Cette comédie noire annonce deux choses : la première étant la fin de l’humanité. En utilisant l’humour noir, Pablo Larrain enlève progressivement toute part de raison dans les attitudes de ses personnages. Même jusqu’au plus secondaire, qui vient perturber la venue d’un nouveau prêtre dans la demeure. Et cette maison, tout en huis-clos la plupart du temps, se montre être aussi vide que l’esprit des personnages. Ce qui est tout aussi troublant que l’esthétique, c’est que le huis-clos permet de renfermer toutes les névroses et les angoisses des protagonistes.

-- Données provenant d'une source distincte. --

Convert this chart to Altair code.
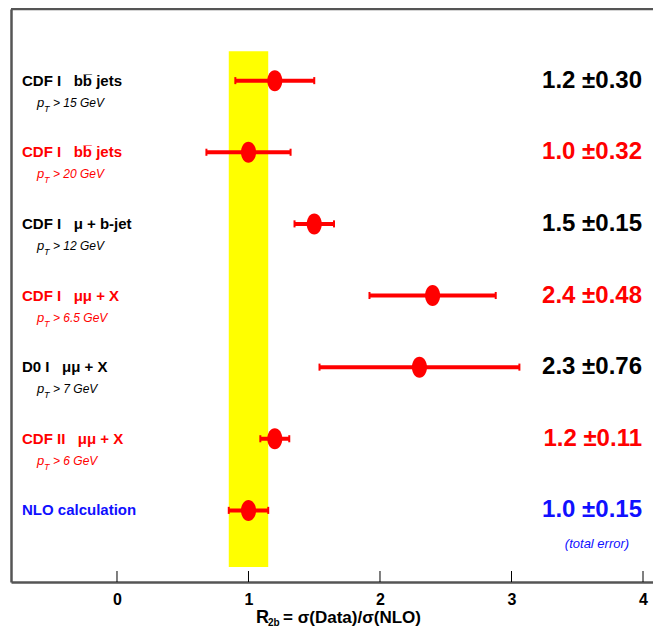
import altair as alt
import pandas as pd

# ---- data ----
rows = [1, 2, 3, 4, 5, 6, 7]
NB = "\u00a0"
names = [f"CDF I{NB}{NB}{NB}bb\u0305 jets", f"CDF I{NB}{NB}{NB}bb\u0305 jets",
         f"CDF I{NB}{NB}{NB}\u03bc + b-jet", f"CDF I{NB}{NB}{NB}\u03bc\u03bc + X",
         f"D0 I{NB}{NB}{NB}\u03bc\u03bc + X", f"CDF II{NB}{NB}{NB}\u03bc\u03bc + X",
         "NLO calculation"]
pt_cuts = ["> 15 GeV", "> 20 GeV", "> 12 GeV", "> 6.5 GeV", "> 7 GeV", "> 6 GeV", ""]
ratios = [1.2, 1.0, 1.5, 2.4, 2.3, 1.2, 1.0]
errors = [0.30, 0.32, 0.15, 0.48, 0.76, 0.11, 0.15]
colors = ["#000000", "#ff0000", "#000000", "#ff0000", "#000000", "#ff0000", "#1010ff"]
x_ticks = [0, 1, 2, 3, 4]
band_lo, band_hi = 0.85, 1.15      # NLO +- total error
band_top, band_bottom = 0.59, 7.79

W, H = 642, 573
FONT = "Liberation Sans, Arial, Helvetica"
AX = "#555555"

df = pd.DataFrame({
    "row": rows, "name": names, "pt": pt_cuts, "r": ratios, "e": errors, "col": colors,
})
df["lo"] = df["r"] - df["e"]
df["hi"] = df["r"] + df["e"]
df["val"] = [f"{r:.1f} \u00b1{e:.2f}" for r, e in zip(ratios, errors)]
df_pt = df[df["pt"] != ""]
df_nlo = df[df["row"] == 7]

xs = alt.Scale(domain=[-0.806, 4.076], nice=False, zero=False)
ys = alt.Scale(domain=[0, 8], reverse=True, nice=False, zero=False)
xaxis = alt.Axis(values=x_ticks, format="d", ticks=False, grid=False, domainColor=AX,
                 domainWidth=2.5, labelFont=FONT, labelFontSize=16, labelFontWeight="bold",
                 labelColor="black", labelPadding=9, labelFlush=False, title=None)
yaxis = alt.Axis(labels=False, ticks=False, grid=False, domainColor=AX, domainWidth=2.5,
                 title=None)


def X(f):
    return alt.X(f, type="quantitative", scale=xs, axis=xaxis)


def Y(f):
    return alt.Y(f, type="quantitative", scale=ys, axis=yaxis)


band = alt.Chart(pd.DataFrame({"a": [band_lo], "b": [band_hi], "t": [band_top], "u": [band_bottom]})).mark_rect(
    color="#ffff00").encode(x=X("a"), x2="b", y=Y("t"), y2="u")

top_line = alt.Chart(pd.DataFrame({"a": [0]})).mark_rule(color=AX, strokeWidth=2.5).encode(
    x=alt.value(0), x2=alt.value(W), y=alt.value(0))

ticks = alt.Chart(pd.DataFrame({"t": x_ticks})).mark_rule(color="black", strokeWidth=1).encode(
    x=X("t"), y=alt.value(H - 11), y2=alt.value(H))

bars = alt.Chart(df).mark_rule(color="#ff0000", strokeWidth=4).encode(
    x=X("lo"), x2="hi", y=Y("row"))

cap_shape = "M0,-1L0,1"
caps_lo = alt.Chart(df).mark_point(shape=cap_shape, filled=False, strokeWidth=2, size=50,
                                   color="#ff0000", opacity=1).encode(x=X("lo"), y=Y("row"))
caps_hi = alt.Chart(df).mark_point(shape=cap_shape, filled=False, strokeWidth=2, size=50,
                                   color="#ff0000", opacity=1).encode(x=X("hi"), y=Y("row"))

ellipse = "M-0.72,0A0.72,1 0 1,1 0.72,0A0.72,1 0 1,1 -0.72,0Z"
points = alt.Chart(df).mark_point(shape=ellipse, filled=True, size=441, color="#ff0000",
                                  opacity=1).encode(x=X("r"), y=Y("row"))

name_txt = alt.Chart(df).mark_text(align="left", baseline="middle", font=FONT, fontSize=15,
                                   fontWeight="bold").encode(
    x=alt.value(11), y=Y("row"), text="name:N", color=alt.Color("col:N", scale=None))

p_txt = alt.Chart(df_pt).mark_text(align="left", baseline="middle", font=FONT, fontSize=13,
                                   fontStyle="italic", dy=22).encode(
    x=alt.value(26), y=Y("row"), text=alt.value("p"), color=alt.Color("col:N", scale=None))
t_txt = alt.Chart(df_pt).mark_text(align="left", baseline="middle", font=FONT, fontSize=9,
                                   fontStyle="italic", dy=28).encode(
    x=alt.value(33), y=Y("row"), text=alt.value("T"), color=alt.Color("col:N", scale=None))
cut_txt = alt.Chart(df_pt).mark_text(align="left", baseline="middle", font=FONT, fontSize=12,
                                     fontStyle="italic", dy=22).encode(
    x=alt.value(42), y=Y("row"), text="pt:N", color=alt.Color("col:N", scale=None))

val_txt = alt.Chart(df).mark_text(align="right", baseline="middle", font=FONT, fontSize=24,
                                  fontWeight="bold").encode(
    x=alt.value(631), y=Y("row"), text="val:N", color=alt.Color("col:N", scale=None))

tot_txt = alt.Chart(df_nlo).mark_text(align="center", baseline="middle", font=FONT, fontSize=13,
                                      fontStyle="italic", dy=34).encode(
    x=alt.value(586), y=Y("row"), text=alt.value("(total error)"),
    color=alt.Color("col:N", scale=None))

t_df = pd.DataFrame({"a": [0]})
title_r = alt.Chart(t_df).mark_text(align="left", baseline="alphabetic", font=FONT, fontSize=18,
                                    fontWeight="bold", color="black").encode(
    x=alt.value(245), y=alt.value(614), text=alt.value("R"))
title_sub = alt.Chart(t_df).mark_text(align="left", baseline="alphabetic", font=FONT, fontSize=10,
                                      fontWeight="bold", color="black").encode(
    x=alt.value(257), y=alt.value(617), text=alt.value("2b"))
title_rest = alt.Chart(t_df).mark_text(align="left", baseline="alphabetic", font=FONT, fontSize=17,
                                       fontWeight="bold", color="black").encode(
    x=alt.value(272), y=alt.value(614), text=alt.value("= \u03c3(Data)/\u03c3(NLO)"))

chart = alt.layer(
    band, top_line, ticks, bars, caps_lo, caps_hi, points,
    name_txt, p_txt, t_txt, cut_txt, val_txt, tot_txt, title_r, title_sub, title_rest,
).properties(
    width=W, height=H,
    autosize=alt.AutoSizeParams(type="none"),
    padding={"left": 3, "top": 1, "right": 0, "bottom": 47},
).configure_view(stroke=None).configure(background="white")

chart.save("out.html", embed_options={"renderer": "svg", "actions": False})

Il faut remarquer à quel point cette demeure n’est pas un lieu de vie, mais un espace non-vie. Il y a pas beaucoup de mouvements, les activités sont très réduites et répétitives, puis les attitudes reviennent sans cesse au point de départ (le canapé est un élément de décor central qui montre l’aspect vain et replié sur soi des personnages).

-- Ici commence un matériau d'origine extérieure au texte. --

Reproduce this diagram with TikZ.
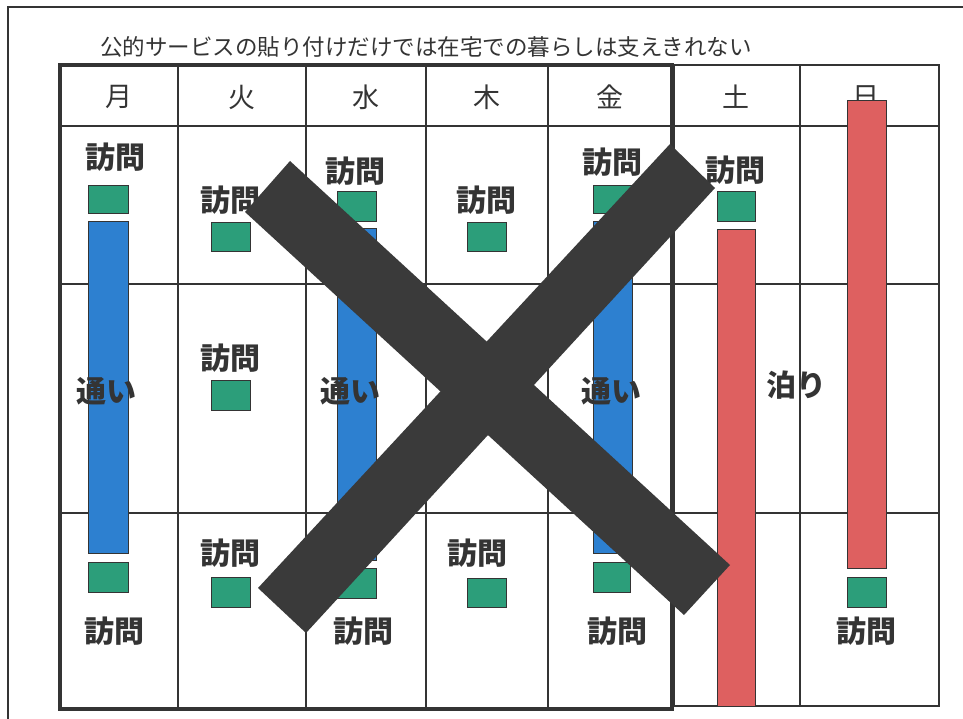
\documentclass[tikz,border=0pt]{standalone}
\usepackage{fontspec}
\setmainfont{Noto Sans CJK JP}
\definecolor{ink}{RGB}{52,52,52}
\definecolor{grn}{RGB}{44,158,122}
\definecolor{blu}{RGB}{45,128,208}
\definecolor{rd}{RGB}{222,96,96}
\definecolor{xcol}{RGB}{58,58,58}
\tikzset{
  grid/.style={draw=ink, line width=1.4pt},
  frame/.style={draw=ink, line width=3.2pt},
  gbox/.style={fill=grn, draw=ink, line width=1pt},
  bbar/.style={fill=blu, draw=ink, line width=1pt},
  rbar/.style={fill=rd, draw=ink, line width=1pt},
  xbar/.style={fill=xcol},
  lbl/.style={text=ink, font=\fontsize{30}{30}\selectfont\bfseries, inner sep=0pt},
  hdr/.style={text=ink, font=\fontsize{27}{27}\selectfont, inner sep=0pt},
  ttl/.style={text=ink, font=\fontsize{22.5}{22.5}\selectfont, inner sep=0pt},
}
\begin{document}
\begin{tikzpicture}[x=1pt,y=-1pt]
\useasboundingbox (0,0) rectangle (963,719);
\fill[white] (0,0) rectangle (963,719);
% outer frame
\draw[draw=ink, line width=2pt] (8,730) -- (8,7) -- (975,7);
% title
\node[ttl] (title) at (426,47) {公的サービスの貼り付けだけでは在宅での暮らしは支えきれない};
% grid lines
\draw[grid] (60,126) -- (939,126);
\draw[grid] (60,284) -- (939,284);
\draw[grid] (60,513) -- (939,513);
\foreach \cx in {178,306,426,548} \draw[grid] (\cx,65) -- (\cx,709);
\draw[grid] (800,65) -- (800,706);
% frames
\draw[frame] (60,65) rectangle (672,709);
\draw[draw=ink, line width=2.8pt] (674,65) rectangle (939,706);
% headers
\node[hdr] (hmon) at (119,97) {月};
\node[hdr] (htue) at (242,97) {火};
\node[hdr] (hwed) at (366,97) {水};
\node[hdr] (hthu) at (487,97) {木};
\node[hdr] (hfri) at (610,97) {金};
\node[hdr] (hsat) at (736,97) {土};
\node[hdr] (hsun) at (866,97) {日};
% Monday
\node[lbl] (mon1) at (115,157) {訪問};
\path[gbox] (88,186) rectangle (128,214);
\path[bbar] (88,222) rectangle (128,553);
\node[lbl] (monk) at (106,391) {通い};
\path[gbox] (88,562) rectangle (128,592);
\node[lbl] (mon2) at (114,631) {訪問};
% Tuesday
\node[lbl] (tue1) at (230,200) {訪問};
\path[gbox] (211,223) rectangle (250,252);
\node[lbl] (tue2) at (230,358) {訪問};
\path[gbox] (211,380) rectangle (250,410);
\node[lbl] (tue3) at (230,553) {訪問};
\path[gbox] (211,577) rectangle (250,607);
% Wednesday
\node[lbl] (wed1) at (355,171) {訪問};
\path[gbox] (337,192) rectangle (376,222);
\path[bbar] (337,229) rectangle (376,560);
\node[lbl] (wedk) at (350,391) {通い};
\path[gbox] (337,568) rectangle (376,598);
\node[lbl] (wed2) at (363,631) {訪問};
% Thursday
\node[lbl] (thu1) at (486,200) {訪問};
\path[gbox] (467,223) rectangle (506,252);
\node[lbl] (thu2) at (477,553) {訪問};
\path[gbox] (467,578) rectangle (506,607);
% Friday
\node[lbl] (fri1) at (612,162) {訪問};
\path[gbox] (593,186) rectangle (632,214);
\path[bbar] (593,222) rectangle (632,553);
\node[lbl] (frik) at (611,391) {通い};
\path[gbox] (593,562) rectangle (630,592);
\node[lbl] (fri2) at (617,631) {訪問};
% Saturday
\node[lbl] (sat1) at (735,170) {訪問};
\path[gbox] (717,192) rectangle (755,222);
\path[rbar] (717,230) rectangle (755,706);
\node[lbl] (sato) at (796,385) {泊り};
% Sunday
\path[rbar] (847,101) rectangle (886,568);
\path[gbox] (847,577) rectangle (886,607);
\node[lbl] (sun1) at (866,631) {訪問};
% big X
\fill[xbar] (245,212) -- (290,161) -- (730,565) -- (684,615) -- cycle;
\fill[xbar] (258,588) -- (306,633) -- (715,188) -- (670,144) -- cycle;
\end{tikzpicture}
\end{document}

Cette fin de l’humanité établit le début de l’animalité. Cette sauvagerie est justement ce qui justifie toute cette perte de vitalité chez les personnages. Parce que de séquences en séquences, le long-métrage pointe logiquement vers la cruauté et le côté monstrueux d’hommes perdant la raison et les émotions. Toute rationnalité est balayée dans le grain de l’esthétique, pour ne laisser que des fantômes du passé qui ne peuvent que se plier devant le présent (et éventuellement le futur). L’animalité n’est pas caractérisée par des gestes brutaux, mais ils sont tout de même radicaux. Quand une action est effectuée, elle est définitive et déstabilisante.

Le regard glacial
Cette chute progressive est issue d’une approche précise : là où la mise en scène renforce l’humour noir d’une animalité, le cadre montre que le présent ne peut s’affranchir du passé. Le cadre explore cette déviance incessante, qui est profondément encrée dans les attitudes des personnages. La chute (que l’on peut aussi qualifier de déraison) est une sorte de point sensoriel où un élément radical va affecter chaque autre élément autour. C’est en cela que le cadre insiste sur ce huis-clos, sur ces espaces vides, puis sur ces attitudes et visages égarés. La sensation de froideur trouve son reflet dans la caractérisation des personnages : ils sont ni noir ni blanc, mais gris car ils sont les anti-héros de leurs idées.

Quand on regarde le découpage et surtout le montage, il y a deux catégories de moments consacrés aux personnages. La froideur de la mise en scène se retrouve dans la manière de cadrer les comédiens. Parce qu’ils sont présentés tous à égalité par rapport à leur animalité et leur perte d’humanité, le film propose de constater une dualité entre le pouvoir et la rédemption. Lors de dialogues, le champ / contre-champ offre une même durée de plan pour chaque personnage discutant. Dans les autres situations (à plusieurs ou dans les attitudes fatales / bouleversantes) le cadre propose de voir le prétendu pouvoir de ces personnages, ou d’anticiper la chute prochaine de ces personnages. Le cadre serait comme un œil sarcastique pour ces humains qui deviennent des animaux.